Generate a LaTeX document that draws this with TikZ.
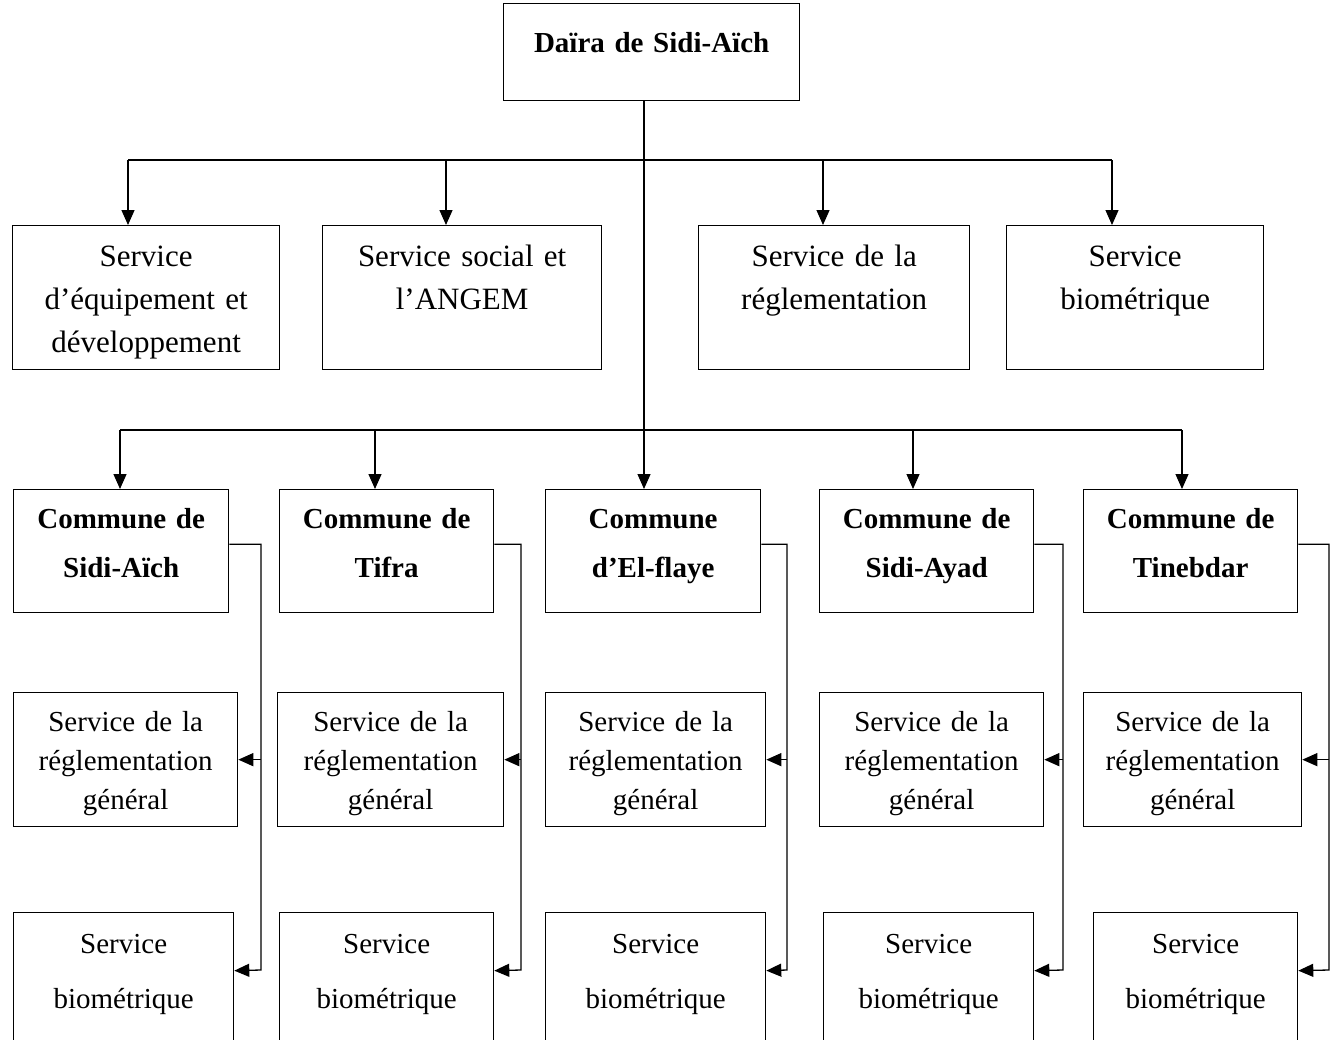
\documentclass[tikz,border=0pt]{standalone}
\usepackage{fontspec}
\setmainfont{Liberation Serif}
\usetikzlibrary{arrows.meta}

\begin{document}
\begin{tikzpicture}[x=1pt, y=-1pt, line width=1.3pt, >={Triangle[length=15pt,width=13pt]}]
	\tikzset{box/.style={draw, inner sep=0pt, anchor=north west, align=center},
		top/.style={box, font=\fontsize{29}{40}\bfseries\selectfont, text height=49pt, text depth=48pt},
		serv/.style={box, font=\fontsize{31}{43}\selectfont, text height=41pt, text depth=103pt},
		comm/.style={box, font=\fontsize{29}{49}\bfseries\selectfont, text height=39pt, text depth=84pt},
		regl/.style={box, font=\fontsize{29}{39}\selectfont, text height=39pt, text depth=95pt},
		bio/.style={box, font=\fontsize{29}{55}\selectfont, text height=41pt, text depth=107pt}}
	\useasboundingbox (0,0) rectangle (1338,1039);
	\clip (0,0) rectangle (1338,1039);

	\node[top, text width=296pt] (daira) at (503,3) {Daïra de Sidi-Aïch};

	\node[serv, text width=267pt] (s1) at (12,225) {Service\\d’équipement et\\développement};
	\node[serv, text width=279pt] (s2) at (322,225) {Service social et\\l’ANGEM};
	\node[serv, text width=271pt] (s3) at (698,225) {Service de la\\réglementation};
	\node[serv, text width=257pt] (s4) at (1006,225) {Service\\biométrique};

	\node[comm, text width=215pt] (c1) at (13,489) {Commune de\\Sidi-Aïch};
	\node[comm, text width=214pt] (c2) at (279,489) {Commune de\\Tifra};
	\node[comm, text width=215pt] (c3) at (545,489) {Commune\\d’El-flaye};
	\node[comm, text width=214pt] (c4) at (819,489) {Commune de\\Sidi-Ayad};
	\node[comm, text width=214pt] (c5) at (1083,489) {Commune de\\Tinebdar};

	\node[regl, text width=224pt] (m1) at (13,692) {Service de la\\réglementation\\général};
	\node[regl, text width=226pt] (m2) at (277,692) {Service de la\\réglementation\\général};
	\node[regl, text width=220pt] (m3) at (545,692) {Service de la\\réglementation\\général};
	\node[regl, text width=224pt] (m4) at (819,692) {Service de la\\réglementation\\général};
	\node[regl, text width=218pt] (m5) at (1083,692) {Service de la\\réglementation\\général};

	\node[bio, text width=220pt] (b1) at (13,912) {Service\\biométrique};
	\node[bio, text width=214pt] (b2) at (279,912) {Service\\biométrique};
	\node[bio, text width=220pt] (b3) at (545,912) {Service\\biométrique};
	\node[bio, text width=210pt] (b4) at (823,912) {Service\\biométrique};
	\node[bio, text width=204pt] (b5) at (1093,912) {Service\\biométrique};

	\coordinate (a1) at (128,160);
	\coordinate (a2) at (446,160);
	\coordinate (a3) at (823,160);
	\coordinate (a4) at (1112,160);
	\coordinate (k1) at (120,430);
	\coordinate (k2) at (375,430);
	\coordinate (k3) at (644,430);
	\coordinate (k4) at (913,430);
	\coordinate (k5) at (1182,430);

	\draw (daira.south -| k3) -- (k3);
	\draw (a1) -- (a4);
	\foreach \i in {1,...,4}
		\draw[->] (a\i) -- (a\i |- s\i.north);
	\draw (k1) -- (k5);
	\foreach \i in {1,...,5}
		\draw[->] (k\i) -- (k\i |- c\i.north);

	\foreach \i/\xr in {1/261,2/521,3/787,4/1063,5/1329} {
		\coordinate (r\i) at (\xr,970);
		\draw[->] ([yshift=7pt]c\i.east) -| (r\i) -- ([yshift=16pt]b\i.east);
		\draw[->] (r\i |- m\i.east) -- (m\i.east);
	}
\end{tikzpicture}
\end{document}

* * * * * * * * *

WRITTEN INSTRUCTION
Retype everything in the material word for word, minus pictures.

SOLUTION FOR THIS PROBLEM
Generate a LaTeX document that draws this with TikZ.
\documentclass[tikz,border=0pt]{standalone}
\usepackage{fontspec}
\setmainfont{Liberation Serif}
\usetikzlibrary{arrows.meta}

\begin{document}
\begin{tikzpicture}[x=1pt, y=-1pt, line width=1.3pt, >={Triangle[length=15pt,width=13pt]}]
	\tikzset{box/.style={draw, inner sep=0pt, anchor=north west, align=center},
		top/.style={box, font=\fontsize{29}{40}\bfseries\selectfont, text height=49pt, text depth=48pt},
		serv/.style={box, font=\fontsize{31}{43}\selectfont, text height=41pt, text depth=103pt},
		comm/.style={box, font=\fontsize{29}{49}\bfseries\selectfont, text height=39pt, text depth=84pt},
		regl/.style={box, font=\fontsize{29}{39}\selectfont, text height=39pt, text depth=95pt},
		bio/.style={box, font=\fontsize{29}{55}\selectfont, text height=41pt, text depth=107pt}}
	\useasboundingbox (0,0) rectangle (1338,1039);
	\clip (0,0) rectangle (1338,1039);

	\node[top, text width=296pt] (daira) at (503,3) {Daïra de Sidi-Aïch};

	\node[serv, text width=267pt] (s1) at (12,225) {Service\\d’équipement et\\développement};
	\node[serv, text width=279pt] (s2) at (322,225) {Service social et\\l’ANGEM};
	\node[serv, text width=271pt] (s3) at (698,225) {Service de la\\réglementation};
	\node[serv, text width=257pt] (s4) at (1006,225) {Service\\biométrique};

	\node[comm, text width=215pt] (c1) at (13,489) {Commune de\\Sidi-Aïch};
	\node[comm, text width=214pt] (c2) at (279,489) {Commune de\\Tifra};
	\node[comm, text width=215pt] (c3) at (545,489) {Commune\\d’El-flaye};
	\node[comm, text width=214pt] (c4) at (819,489) {Commune de\\Sidi-Ayad};
	\node[comm, text width=214pt] (c5) at (1083,489) {Commune de\\Tinebdar};

	\node[regl, text width=224pt] (m1) at (13,692) {Service de la\\réglementation\\général};
	\node[regl, text width=226pt] (m2) at (277,692) {Service de la\\réglementation\\général};
	\node[regl, text width=220pt] (m3) at (545,692) {Service de la\\réglementation\\général};
	\node[regl, text width=224pt] (m4) at (819,692) {Service de la\\réglementation\\général};
	\node[regl, text width=218pt] (m5) at (1083,692) {Service de la\\réglementation\\général};

	\node[bio, text width=220pt] (b1) at (13,912) {Service\\biométrique};
	\node[bio, text width=214pt] (b2) at (279,912) {Service\\biométrique};
	\node[bio, text width=220pt] (b3) at (545,912) {Service\\biométrique};
	\node[bio, text width=210pt] (b4) at (823,912) {Service\\biométrique};
	\node[bio, text width=204pt] (b5) at (1093,912) {Service\\biométrique};

	\coordinate (a1) at (128,160);
	\coordinate (a2) at (446,160);
	\coordinate (a3) at (823,160);
	\coordinate (a4) at (1112,160);
	\coordinate (k1) at (120,430);
	\coordinate (k2) at (375,430);
	\coordinate (k3) at (644,430);
	\coordinate (k4) at (913,430);
	\coordinate (k5) at (1182,430);

	\draw (daira.south -| k3) -- (k3);
	\draw (a1) -- (a4);
	\foreach \i in {1,...,4}
		\draw[->] (a\i) -- (a\i |- s\i.north);
	\draw (k1) -- (k5);
	\foreach \i in {1,...,5}
		\draw[->] (k\i) -- (k\i |- c\i.north);

	\foreach \i/\xr in {1/261,2/521,3/787,4/1063,5/1329} {
		\coordinate (r\i) at (\xr,970);
		\draw[->] ([yshift=7pt]c\i.east) -| (r\i) -- ([yshift=16pt]b\i.east);
		\draw[->] (r\i |- m\i.east) -- (m\i.east);
	}
\end{tikzpicture}
\end{document}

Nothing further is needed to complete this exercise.